Além da imposição mais acentuada do trabalho do cuidado, mulheres em situações de conflito sofrem violências físicas e simbólicas diariamente. “Essas são as maiores atrocidades e horrores da guerra”, diz Volha. “A vida da mulher é vista como descartável, por isso sofrem ataques e estupros de forma recorrente.” E não apenas os soldados são os autores das agressões. No sábado (5), o deputado estadual Arthur do Val (Podemos) enviou áudios a integrantes do Movimento Brasil Livre (MBL) em um grupo privado em que fala que mulheres ucranianas são “fáceis porque são pobres”. As falas machistas e misóginas, alvo de críticas de políticos e personalidades, expõem a violência contra as mulheres em situações de guerra. Nesses contextos, os corpos femininos se transformam em espaços de disputa e alvo de violência física, verbal e simbólica.

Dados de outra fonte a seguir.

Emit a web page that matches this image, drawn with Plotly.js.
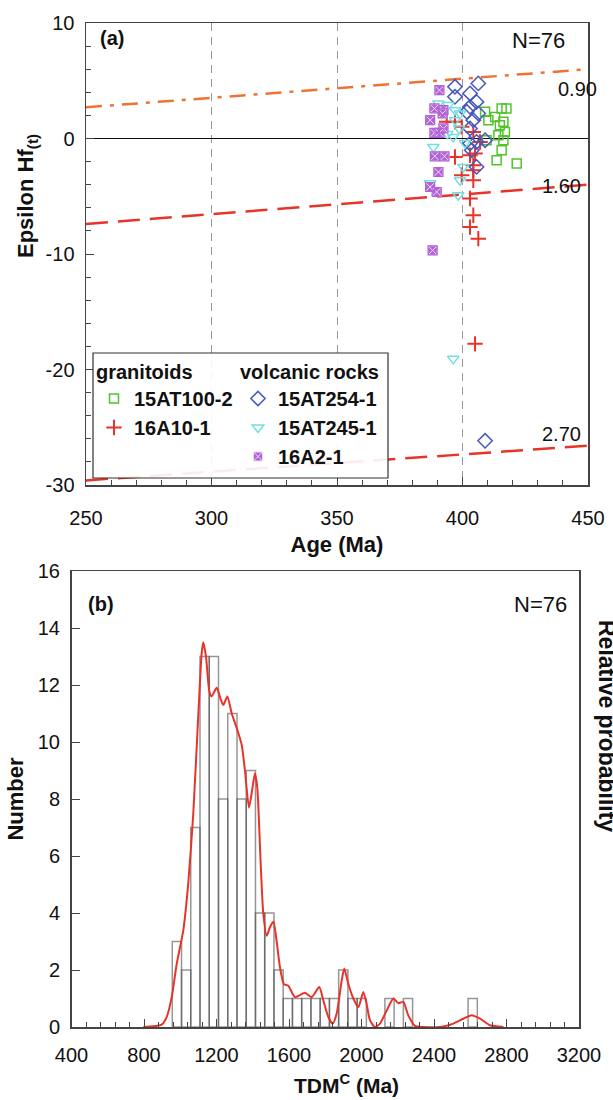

“Onde está a história dessas mulheres que pedem a paz e lutam por ela?”
Elena Constantinovna Gaissionok

Publicado na década de 1980, o livro A Guerra Não Tem Rosto de Mulher narra o dia a dia de mulheres que lutaram pela União Soviética durante a Segunda Guerra Mundial. A obra traz centenas de relatos de ex-combatentes que atuavam como enfermeiras, atiradoras, operadoras de canhões, cozinheiras, telegrafistas, lavadeiras e operadoras de tratores e, por meio de suas ocupações e percepções, constroi a própria narrativa sobre o confronto.

Neste 13º dia de confrontos, mulheres russas e ucranianas enfrentam novas batalhas invisibilizadas. “Onde está a história dessas mulheres que pedem e lutam pela paz?”, cobra Elena, que assiste amigos e amigas se curvarem ao medo dos conflitos e da decisões tomadas por homens.